> _Directions for this task_
Using the data below, copy every line that contains the word "with".

──────── Dataset extract ────────

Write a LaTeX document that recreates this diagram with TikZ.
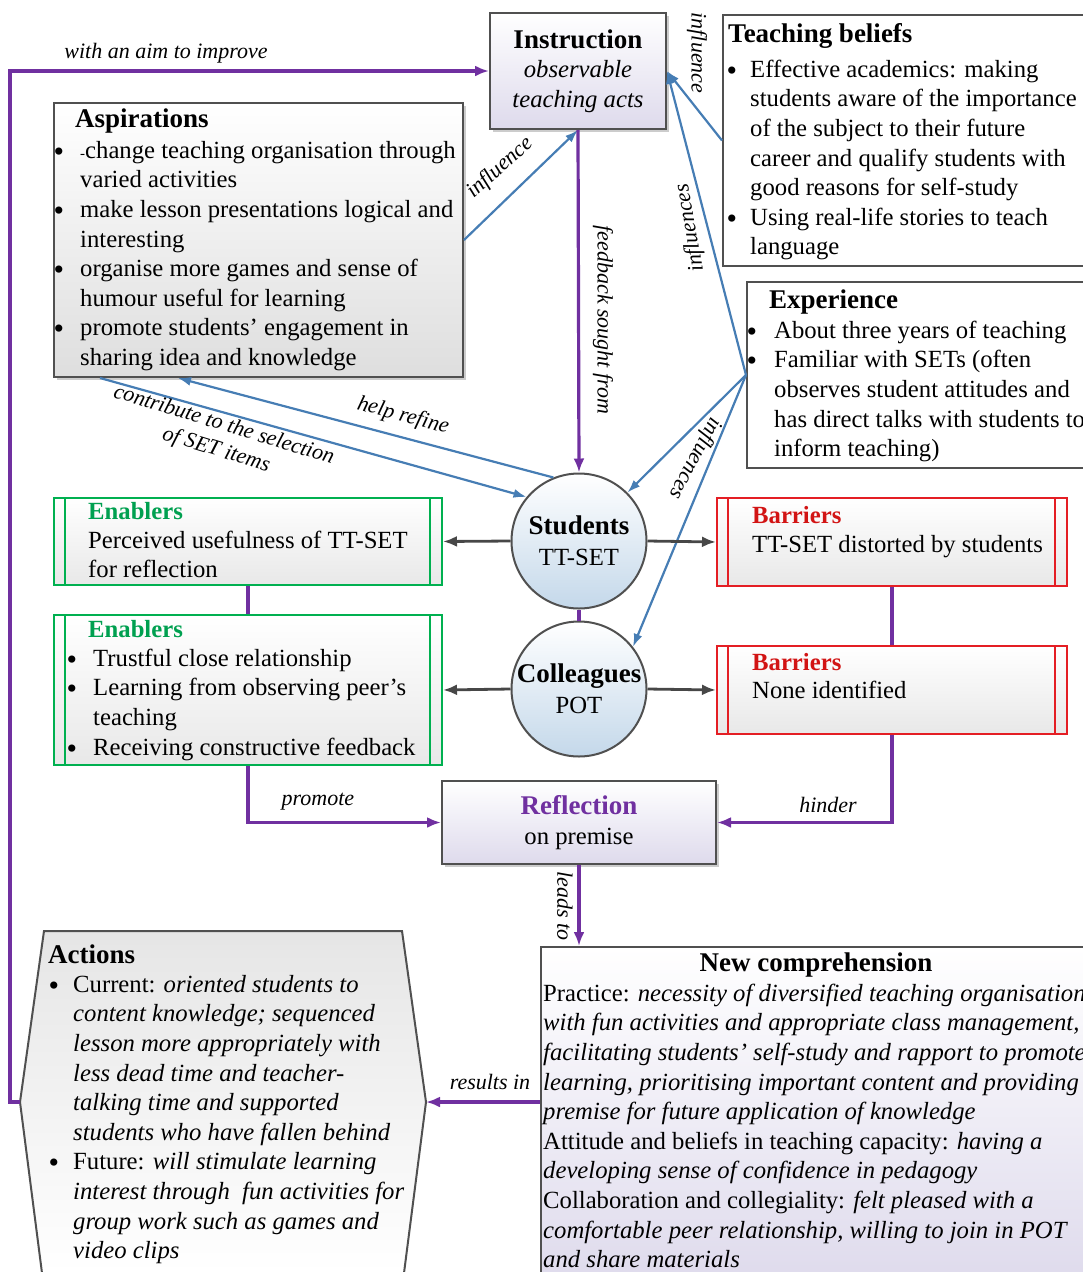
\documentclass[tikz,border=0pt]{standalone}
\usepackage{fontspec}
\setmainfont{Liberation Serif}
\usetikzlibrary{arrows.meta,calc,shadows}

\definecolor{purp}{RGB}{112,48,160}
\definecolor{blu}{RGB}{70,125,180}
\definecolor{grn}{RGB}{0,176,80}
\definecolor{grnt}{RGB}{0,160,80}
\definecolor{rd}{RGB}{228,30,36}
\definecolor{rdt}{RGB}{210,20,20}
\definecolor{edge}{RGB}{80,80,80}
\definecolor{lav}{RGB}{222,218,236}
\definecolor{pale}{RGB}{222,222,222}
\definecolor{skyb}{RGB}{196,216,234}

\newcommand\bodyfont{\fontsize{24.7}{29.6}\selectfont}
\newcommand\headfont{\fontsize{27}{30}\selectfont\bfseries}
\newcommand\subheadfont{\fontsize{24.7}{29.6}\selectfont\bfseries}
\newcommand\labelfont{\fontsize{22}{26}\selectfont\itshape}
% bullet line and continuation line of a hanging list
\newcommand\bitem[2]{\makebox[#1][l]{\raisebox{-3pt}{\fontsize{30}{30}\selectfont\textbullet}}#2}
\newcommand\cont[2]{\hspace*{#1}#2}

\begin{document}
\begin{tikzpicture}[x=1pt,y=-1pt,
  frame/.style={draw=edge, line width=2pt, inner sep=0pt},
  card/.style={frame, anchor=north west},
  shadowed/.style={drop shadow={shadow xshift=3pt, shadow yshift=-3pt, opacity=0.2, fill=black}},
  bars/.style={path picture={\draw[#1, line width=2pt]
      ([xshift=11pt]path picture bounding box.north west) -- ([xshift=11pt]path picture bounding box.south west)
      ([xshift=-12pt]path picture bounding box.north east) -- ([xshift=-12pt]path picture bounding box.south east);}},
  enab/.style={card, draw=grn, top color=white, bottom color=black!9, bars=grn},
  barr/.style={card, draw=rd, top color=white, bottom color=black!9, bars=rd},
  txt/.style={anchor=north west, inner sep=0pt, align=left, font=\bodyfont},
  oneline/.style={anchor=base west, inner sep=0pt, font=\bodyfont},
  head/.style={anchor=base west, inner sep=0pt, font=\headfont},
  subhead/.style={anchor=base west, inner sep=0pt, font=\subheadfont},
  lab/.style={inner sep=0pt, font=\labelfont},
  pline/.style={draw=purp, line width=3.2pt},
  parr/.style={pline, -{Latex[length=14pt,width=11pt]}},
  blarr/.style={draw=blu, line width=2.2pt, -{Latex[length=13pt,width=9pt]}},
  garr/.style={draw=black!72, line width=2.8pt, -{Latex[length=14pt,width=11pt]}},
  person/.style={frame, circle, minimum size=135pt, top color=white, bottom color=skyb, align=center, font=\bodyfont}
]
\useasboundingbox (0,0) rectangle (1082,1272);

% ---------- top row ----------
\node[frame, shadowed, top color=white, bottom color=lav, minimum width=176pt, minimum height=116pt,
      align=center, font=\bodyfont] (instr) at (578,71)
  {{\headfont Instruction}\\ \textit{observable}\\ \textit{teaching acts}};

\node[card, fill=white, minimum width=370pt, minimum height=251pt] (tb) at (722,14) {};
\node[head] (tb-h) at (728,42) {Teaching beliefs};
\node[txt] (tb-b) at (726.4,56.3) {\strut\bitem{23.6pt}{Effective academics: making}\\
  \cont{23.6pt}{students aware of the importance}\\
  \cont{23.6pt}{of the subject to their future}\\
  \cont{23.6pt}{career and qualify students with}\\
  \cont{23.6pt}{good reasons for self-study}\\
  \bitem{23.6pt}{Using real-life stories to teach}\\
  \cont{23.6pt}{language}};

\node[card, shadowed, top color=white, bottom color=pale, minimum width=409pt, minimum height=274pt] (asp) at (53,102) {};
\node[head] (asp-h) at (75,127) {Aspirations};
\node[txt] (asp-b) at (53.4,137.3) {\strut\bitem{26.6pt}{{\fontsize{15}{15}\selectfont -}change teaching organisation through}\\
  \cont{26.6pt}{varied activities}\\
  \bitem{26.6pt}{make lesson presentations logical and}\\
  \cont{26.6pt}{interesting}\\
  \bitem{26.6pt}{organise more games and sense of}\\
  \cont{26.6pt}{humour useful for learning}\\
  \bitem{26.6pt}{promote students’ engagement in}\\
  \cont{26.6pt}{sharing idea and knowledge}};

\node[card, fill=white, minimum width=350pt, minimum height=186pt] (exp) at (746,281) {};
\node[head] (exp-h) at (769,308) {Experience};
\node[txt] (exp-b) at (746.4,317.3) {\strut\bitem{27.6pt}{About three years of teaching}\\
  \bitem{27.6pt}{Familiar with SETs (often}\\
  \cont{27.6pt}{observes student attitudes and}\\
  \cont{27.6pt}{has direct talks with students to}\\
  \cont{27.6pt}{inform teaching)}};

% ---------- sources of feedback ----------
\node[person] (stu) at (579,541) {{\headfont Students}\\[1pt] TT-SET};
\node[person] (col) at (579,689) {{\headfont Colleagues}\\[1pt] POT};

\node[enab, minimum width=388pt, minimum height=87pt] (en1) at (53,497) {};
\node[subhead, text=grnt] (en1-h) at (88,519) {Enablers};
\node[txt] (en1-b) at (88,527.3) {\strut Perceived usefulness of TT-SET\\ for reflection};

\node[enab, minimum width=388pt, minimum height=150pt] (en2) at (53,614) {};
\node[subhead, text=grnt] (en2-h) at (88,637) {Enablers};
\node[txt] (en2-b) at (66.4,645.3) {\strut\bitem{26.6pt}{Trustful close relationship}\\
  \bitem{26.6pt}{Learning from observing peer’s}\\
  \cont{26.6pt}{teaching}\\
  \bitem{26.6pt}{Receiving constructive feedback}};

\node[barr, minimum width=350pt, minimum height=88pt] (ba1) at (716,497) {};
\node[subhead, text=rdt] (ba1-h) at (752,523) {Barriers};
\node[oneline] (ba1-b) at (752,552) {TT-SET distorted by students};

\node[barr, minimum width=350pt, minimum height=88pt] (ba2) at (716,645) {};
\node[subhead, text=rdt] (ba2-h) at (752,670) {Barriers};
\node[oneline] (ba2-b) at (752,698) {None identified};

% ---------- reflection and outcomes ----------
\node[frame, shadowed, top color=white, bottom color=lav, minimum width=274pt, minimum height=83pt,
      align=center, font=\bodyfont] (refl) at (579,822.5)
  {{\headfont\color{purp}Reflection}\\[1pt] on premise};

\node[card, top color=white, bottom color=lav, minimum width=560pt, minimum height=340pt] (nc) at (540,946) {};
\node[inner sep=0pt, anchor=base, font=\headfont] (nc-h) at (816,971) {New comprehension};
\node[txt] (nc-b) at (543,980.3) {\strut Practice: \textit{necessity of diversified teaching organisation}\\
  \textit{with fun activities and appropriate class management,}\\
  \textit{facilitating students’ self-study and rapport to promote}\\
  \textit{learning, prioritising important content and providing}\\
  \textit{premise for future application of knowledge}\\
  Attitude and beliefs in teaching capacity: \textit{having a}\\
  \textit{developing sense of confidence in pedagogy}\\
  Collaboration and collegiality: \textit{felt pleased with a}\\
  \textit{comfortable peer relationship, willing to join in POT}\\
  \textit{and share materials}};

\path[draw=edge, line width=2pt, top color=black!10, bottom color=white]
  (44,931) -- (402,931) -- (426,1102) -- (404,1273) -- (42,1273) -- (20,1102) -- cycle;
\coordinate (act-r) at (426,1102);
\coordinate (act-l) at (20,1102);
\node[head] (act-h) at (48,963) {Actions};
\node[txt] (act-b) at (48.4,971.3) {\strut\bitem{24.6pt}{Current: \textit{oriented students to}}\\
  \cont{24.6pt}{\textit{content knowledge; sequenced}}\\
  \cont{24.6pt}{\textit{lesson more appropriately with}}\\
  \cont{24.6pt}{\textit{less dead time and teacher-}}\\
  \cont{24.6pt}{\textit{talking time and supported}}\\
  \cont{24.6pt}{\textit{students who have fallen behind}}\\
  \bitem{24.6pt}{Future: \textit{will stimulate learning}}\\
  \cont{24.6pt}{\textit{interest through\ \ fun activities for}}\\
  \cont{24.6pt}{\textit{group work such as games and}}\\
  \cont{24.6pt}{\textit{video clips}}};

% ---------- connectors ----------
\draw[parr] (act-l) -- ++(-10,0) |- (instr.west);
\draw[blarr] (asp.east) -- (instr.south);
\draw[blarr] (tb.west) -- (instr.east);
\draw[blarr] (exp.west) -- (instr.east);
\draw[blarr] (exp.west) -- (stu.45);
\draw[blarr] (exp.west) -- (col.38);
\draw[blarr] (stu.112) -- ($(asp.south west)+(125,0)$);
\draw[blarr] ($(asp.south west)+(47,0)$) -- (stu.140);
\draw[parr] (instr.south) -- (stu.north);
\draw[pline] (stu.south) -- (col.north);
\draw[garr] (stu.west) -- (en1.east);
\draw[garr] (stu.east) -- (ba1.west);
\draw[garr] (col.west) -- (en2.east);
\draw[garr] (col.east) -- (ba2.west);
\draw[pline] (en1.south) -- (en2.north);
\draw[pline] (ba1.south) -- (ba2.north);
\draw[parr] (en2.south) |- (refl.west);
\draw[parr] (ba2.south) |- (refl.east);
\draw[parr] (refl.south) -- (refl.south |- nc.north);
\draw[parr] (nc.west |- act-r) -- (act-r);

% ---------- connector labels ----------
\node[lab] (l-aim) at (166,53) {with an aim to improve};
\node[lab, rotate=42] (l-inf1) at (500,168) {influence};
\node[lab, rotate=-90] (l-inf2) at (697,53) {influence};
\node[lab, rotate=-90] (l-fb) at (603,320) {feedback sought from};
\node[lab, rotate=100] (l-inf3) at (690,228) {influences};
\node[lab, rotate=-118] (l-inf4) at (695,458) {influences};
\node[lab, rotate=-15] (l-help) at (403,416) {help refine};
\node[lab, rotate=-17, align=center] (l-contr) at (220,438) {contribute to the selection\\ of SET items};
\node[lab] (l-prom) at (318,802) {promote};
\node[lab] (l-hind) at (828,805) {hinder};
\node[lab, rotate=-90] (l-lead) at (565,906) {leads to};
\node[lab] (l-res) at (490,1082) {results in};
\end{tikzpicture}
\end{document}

────────

> _Solution to this problem_
Write a LaTeX document that recreates this diagram with TikZ.
  \cont{23.6pt}{career and qualify students with}\\
  \bitem{27.6pt}{Familiar with SETs (often}\\
  \cont{27.6pt}{has direct talks with students to}\\
  \textit{with fun activities and appropriate class management,}\\
  Collaboration and collegiality: \textit{felt pleased with a}\\
  \cont{24.6pt}{\textit{lesson more appropriately with}}\\
\node[lab] (l-aim) at (166,53) {with an aim to improve};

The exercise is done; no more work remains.